The jpeg file names need to be passed to get_LID() as cell array in the fns parameter, brightest first.

Open well-over-exposed jpeg (converted) image in an editor, and determine the usable area of the ceiling (in Gimp - rectangle select tool): crop_2,crop_1,crop_sz2,crop_sz1. First pair=coordinates of upper left corner, second pair=size, 2=horizontal, 1=vertical. Make size multiple of 10.

NF - just pass [120 30] in most cases. It defines how much smoothing will be done. Larger #s will make more detailed (and noisy) image, smaller - smoother. Two numbers - for the two dimensions of the image.


With all the necessary input gathered, put all script sources somewhere, together with jpeg images. The order of the input parameters: get_LID(fns,rEVs,NF, crop_2,crop_1,crop_sz2,crop_sz1, h_cam, d1_hl,dz_hl, scale_cm_px) - see the top of the get_LID.m for a summary.
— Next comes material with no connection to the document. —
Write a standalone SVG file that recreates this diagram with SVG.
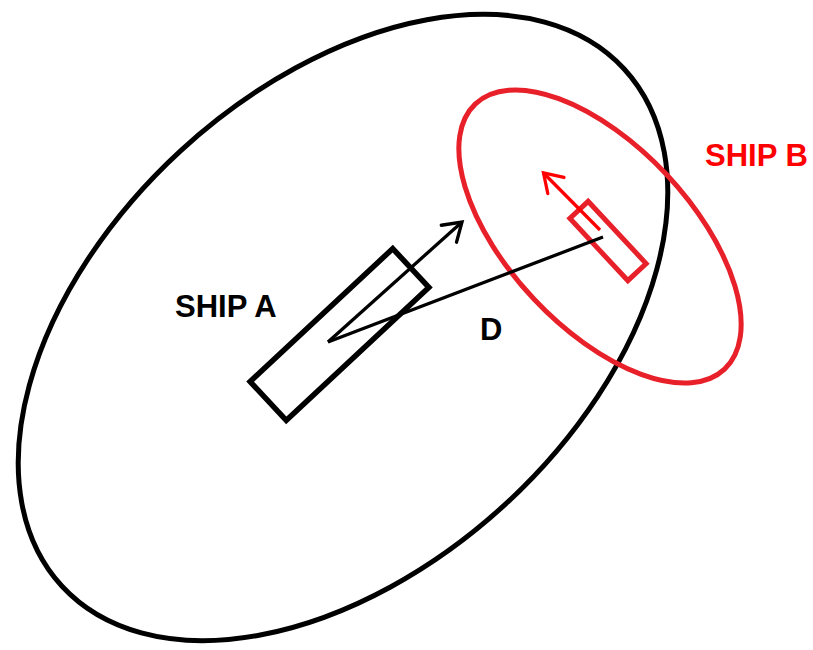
<svg xmlns="http://www.w3.org/2000/svg" width="813" height="650" viewBox="0 0 813 650">
  <style>
    .zoneA { fill: none; stroke: #000; stroke-width: 5; }
    .zoneB { fill: none; stroke: #e8202a; stroke-width: 5; }
    .shipA { fill: none; stroke: #000; stroke-width: 5.5; stroke-linejoin: miter; }
    .shipB { fill: none; stroke: #e8202a; stroke-width: 5; stroke-linejoin: miter; }
    .conn { fill: none; stroke: #000; stroke-width: 3.3; }
    .connB { fill: none; stroke: #ff0000; stroke-width: 3.3; }
    .lbl { font-family: "Liberation Sans", Arial, sans-serif; font-weight: bold; font-size: 31px; }
  </style>
  <defs>
    <marker id="arrBlack" markerUnits="userSpaceOnUse" markerWidth="40" markerHeight="40" refX="0" refY="0" viewBox="-25 -20 30 40" orient="auto" overflow="visible">
      <path d="M-17.6,-11.4 L0,0 L-17.6,11.4" fill="none" stroke="#000" stroke-width="3.3" stroke-linejoin="miter" stroke-linecap="round"/>
    </marker>
    <marker id="arrRed" markerUnits="userSpaceOnUse" markerWidth="40" markerHeight="40" refX="0" refY="0" viewBox="-25 -20 30 40" orient="auto" overflow="visible">
      <path d="M-17.6,-11.4 L0,0 L-17.6,11.4" fill="none" stroke="#ff0000" stroke-width="3.3" stroke-linejoin="miter" stroke-linecap="round"/>
    </marker>
  </defs>
  <rect width="813" height="650" fill="#fff"/>
  <g id="zoneA">
    <ellipse class="zoneA" cx="343" cy="327.5" rx="382" ry="240" transform="rotate(-42.6 343 327.5)"/>
  </g>
  <g id="zoneB">
    <ellipse class="zoneB" cx="600" cy="236.5" rx="182" ry="91" transform="rotate(46.8 600 236.5)"/>
  </g>
  <g id="shipA">
    <rect class="shipA" x="242" y="308" width="195" height="53" transform="rotate(-43 339.5 334.5)"/>
  </g>
  <g id="shipB">
    <rect class="shipB" x="565.5" y="228.5" width="85" height="25" transform="rotate(47 608 241)"/>
  </g>
  <g id="connectors">
    <line class="conn" x1="328" y1="342" x2="462" y2="222" marker-end="url(#arrBlack)"/>
    <line class="conn" x1="328" y1="342" x2="603" y2="237"/>
    <line class="connB" x1="600" y1="230" x2="543.5" y2="173" marker-end="url(#arrRed)"/>
  </g>
  <g id="labels">
    <text class="lbl" x="175" y="317" fill="#000">SHIP A</text>
    <text class="lbl" x="705" y="166" fill="#ff0000">SHIP B</text>
    <text class="lbl" x="480" y="340" fill="#000">D</text>
  </g>
</svg>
Run (in Matlab/Octave; example, put your own numbers):

[zM,bes,alsM]=get_LID({'testA-1.jpg','testA-2.jpg','testA-3.jpg'}, [1 8 8],
[60 30], 216,254,2990,2020, 265-20, 10,10, 33.3/393);
If all is well, visualize:
main_vis(zM/1.2345,bes,alsM, 2.4, 'testA');
(intensity divided - to give per-1W normalization) The first three parameters are from get_LID() output, 4th is tilt angle (not needed for wall visualization), and 5th is title string. What to visualize (wall, 3D, road, etc) - is determined by vis_* flags (=0 or 1) at the very beginning of main_vis().

You may manually change limits of displayed region in appropriate places with: xlim([-20 20]); ylim([-8 17]); (this is for wall vis). It's also easy to get camera zoom for better far view (the camera_tilt and vis_zoom variables).

See run_all.m for my examples.

If you want to just try the scripts without shooting and raw-processing, there are 3 example jpgs in jpgs_for_sim directory. (and the rest of jpgs_for_sim/*.jpg files are in big-files archive).

Consider thinking about physics and studying the code - to double-check me. Main part is the get_LID() function, it's short really. And despite the length of this page - it's all not difficult really.